Each game lasts four minutes and you beat NPC characters to collect gold coins and/or gems and then access chests scattered around the map for more characters to add to your troupe.
The game’s strengths lie in the unique abilities that each character possesses – abilities that resonate with the characters’ identities in other Supercell games – and in elements like fusion where three of the same characters merge into a single large character. The game offers incentives to take down other players and the mechanics (vines and gem mines) encourage you to go to the centre of the map for a final showdown. In non-play elements, Squad Busters rewards players for finishing games and in classic Supercell fashion you unlock chests.
The better you finish in a game the larger/rarer the chests you find, and they offer you shards to level up characters and unlock skins. However, the number of chests one can unlock is limited as players need tokens to earn them and each token takes three hours to refill.

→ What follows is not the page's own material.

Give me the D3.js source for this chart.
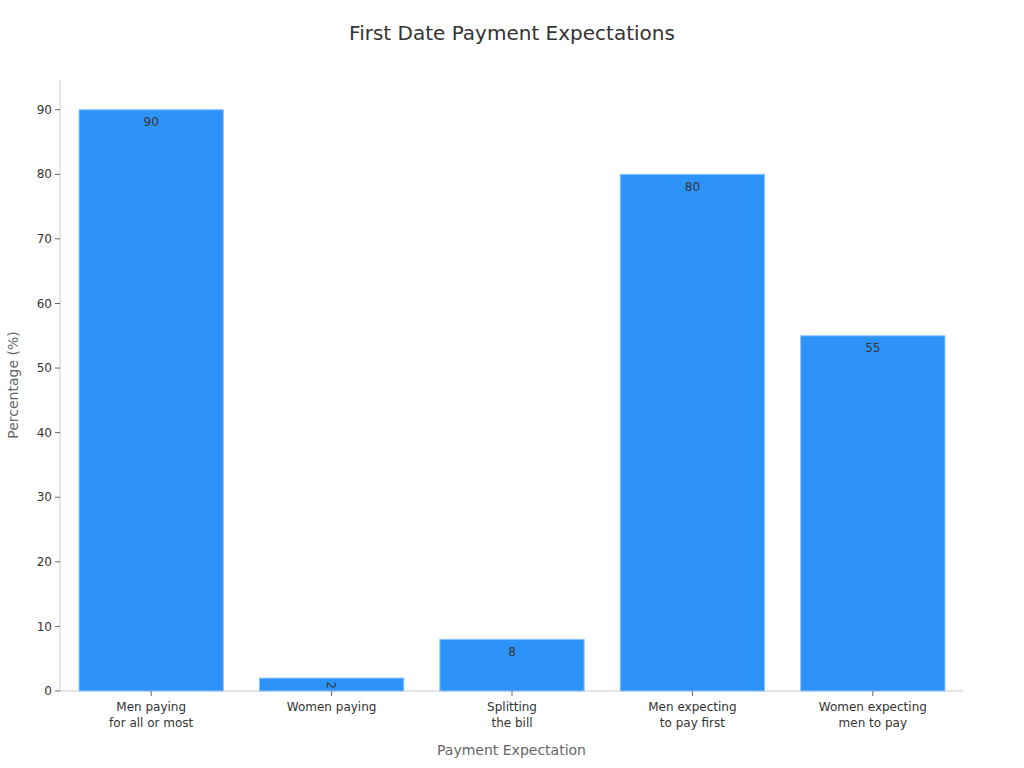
<!DOCTYPE html>
<html><head><meta charset="utf-8">
<script src="https://cdn.jsdelivr.net/npm/d3@7"></script>
<style>body{margin:0;background:#fff;font-family:"DejaVu Sans",sans-serif;}</style>
</head><body><svg id="c" width="1024" height="768"></svg>
<script>
const categories = [["Men paying","for all or most"],["Women paying"],["Splitting","the bill"],["Men expecting","to pay first"],["Women expecting","men to pay"]];
const values = [90, 2, 8, 80, 55];
const yTicks = [0,10,20,30,40,50,60,70,80,90];

const svg = d3.select("#c");
const m = {l:60, r:61, t:80, b:77};
const W = 1024, H = 768;
const x = d3.scaleBand().domain(d3.range(values.length)).range([m.l + 1, W-m.r]).paddingInner(0.2).paddingOuter(0.1);
const y = d3.scaleLinear().domain([0, 94.6]).range([H-m.b, m.t]);

svg.append("text").attr("x", 512).attr("y", 40).attr("text-anchor","middle")
  .attr("font-size", 20).attr("fill","#333").text("First Date Payment Expectations");

// axes lines
svg.append("line").attr("x1", m.l).attr("x2", m.l).attr("y1", m.t).attr("y2", H-m.b).attr("stroke","#ccc");
svg.append("line").attr("x1", m.l).attr("x2", W-m.r).attr("y1", H-m.b).attr("y2", H-m.b).attr("stroke","#ccc");

// y ticks
const yt = svg.append("g");
yTicks.forEach(t => {
  yt.append("line").attr("x1", m.l-5).attr("x2", m.l).attr("y1", y(t)).attr("y2", y(t)).attr("stroke","#666");
  yt.append("text").attr("x", m.l-8).attr("y", y(t)).attr("dy","0.35em").attr("text-anchor","end")
    .attr("font-size", 12).attr("fill","#333").text(t);
});

// bars
svg.append("g").selectAll("rect").data(values).join("rect")
  .attr("x", (d,i)=>x(i)).attr("width", x.bandwidth())
  .attr("y", d=>y(d)).attr("height", d=>y(0)-y(d))
  .attr("fill","#2e93f8").attr("stroke","#8cc4fb").attr("stroke-width",1);

// value labels
svg.append("g").selectAll("text").data(values).join("text")
  .attr("transform", (d,i)=> {
    const cx = x(i)+x.bandwidth()/2, cy = y(d)+12;
    return d < 5 ? `translate(${cx},${y(d)+7}) rotate(90)` : `translate(${cx},${cy})`;
  })
  .attr("dy","0.35em").attr("text-anchor","middle")
  .attr("font-size", 12).attr("fill","#333").text(d=>d);

// x ticks & labels
const xt = svg.append("g");
categories.forEach((c,i) => {
  const cx = x(i)+x.bandwidth()/2;
  xt.append("line").attr("x1", cx).attr("x2", cx).attr("y1", H-m.b).attr("y2", H-m.b+5).attr("stroke","#666");
  const t = xt.append("text").attr("x", cx).attr("y", H-m.b+20).attr("text-anchor","middle")
    .attr("font-size", 12).attr("fill","#333");
  c.forEach((line,j)=> t.append("tspan").attr("x", cx).attr("dy", j===0? 0 : 16).text(line));
});

// axis titles
svg.append("text").attr("x", (m.l+W-m.r)/2).attr("y", 755).attr("text-anchor","middle")
  .attr("font-size", 14).attr("fill","#666").text("Payment Expectation");
svg.append("text").attr("transform", `translate(18,385) rotate(-90)`).attr("text-anchor","middle")
  .attr("font-size", 14).attr("fill","#666").text("Percentage (%)");
</script></body></html>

This scarcity/time wait mechanic is both annoying and dated (from the days of Clash Royale) as it limits play time in a game where a match lasts just four minutes while also limiting progression.
For example, I have woken up after eight hours of sleep only to find I have not replenished my tokens and am empty 10 minutes later. Wait for another 10 hours, I guess. The repeat-login format is punishing and after a while seems too much of a bother. MOBAs traditionally have always been about skill, progression, strategising and marathon play sessions.
Squad Busters, though, offers neither the time nor the opportunity to master any of these elements making me wonder if this was the right kind of iteration for a mashup between the MOBA form, the live service form, and freemium gaming. Not a great experience but worth a try. It’s a Supercell game after all and is bound to be fun for a while.